Assim como o Bacnaré, o Estrela Brilhante também já passou por várias partes do globo, incluindo uma turnê extensa pela Europa em 2000, onde estiveram na Alemanha, Itália, França, Bélgica, Suiça, Portugal e Espanha. Recentemente, o grupo mostrou toda a sua desenvoltura durante a visita da presidente Dilma Rousseff ao Porto de Suape, em maio, quando a chefe do Executivo federal participou da cerimônia de entrega do navio-petroleiro Zumbi dos Palmares.
O próprio nome da embarcação lembra a história de superação do Estrela Brilhante, que costuma atuar discretamente na emancipação social de alguns dos membros. “Nós vamos nos apresentar no dia 26 de julho nos Estados Unidos, será a primeira vez do maracatu lá”, diz a presidente. “Tem uns ex-integrantes que estão morando lá, são músicos, foram viver suas vidas por lá e irão nos dar uma força na apresentação”, completa.
O Estrela Brilhante e o Bacnaré são, sim, grupos culturais de uma região periférica do Recife, mas atuam fortemente na consolidação da região da Grande Bomba como um espaço onde a economia popular está fortemente ligada ao turismo. Talvez seja por isso que muitos desses grupos são mais conhecidos por pessoas de fora do que pelos próprios moradores da capital pernambucana.

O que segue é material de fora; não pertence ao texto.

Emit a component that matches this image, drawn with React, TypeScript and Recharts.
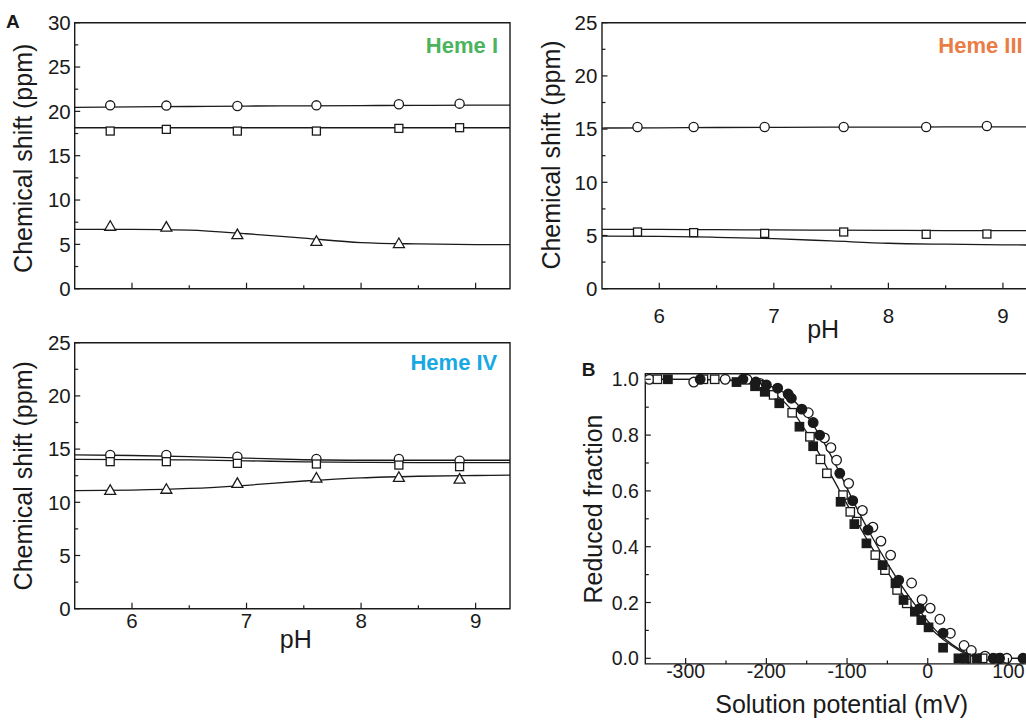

“Qualquer ritual é uma oferenda. A gente alimenta o divino pra trazê-lo para mais perto”, explica a iabassê e chef Carmem Virgínia, do terreiro Ilê Axé Ogbon Obá, localizado no Córrego do Deodato, em um ponto mais alto da região permeada por morros na Zona Norte do Recife. Iabassê é o nome dado ao responsável pelo preparo dos alimentos sagrados no candomblé.
Ao lado de Everaldo Alves – o babalorixá Everaldo de Xangô – Carmem tenta fazer do espaço não só um ponto utilizado para celebrações, mas também um local aberto para o público externo, turistas principalmente, desmistificar os ainda obscuros rituais do candomblé. Uma vez por mês, eles organizam festas voltadas para explicar o funcionamento do terreiro. Os eventos, claro, também funcionam como uma boa forma de capitalização para as atividades feitas no local, onde é desenvolvido um trabalho social com jovens da comunidade há 20 anos.
No Ogbom Obá, como é mais conhecido, são oferecidos cursos de percussão, gastronomia, capoeira e coco, por exemplo. O espaço proporciona uma mini-imersão, por assim dizer, na cultura afro. É o chamado turismo de experiência, que vai além da contemplação visual. Nos eventos turísticos promovidos pelo terreiro, o sagrado e o divino passeiam de mãos dadas. Os batuques do afoxé que leva o mesmo nome do terreiro são ouvidos ainda da rua e, no ar, se misturam ao forte cheiro das iguarias produzidas por Carmem.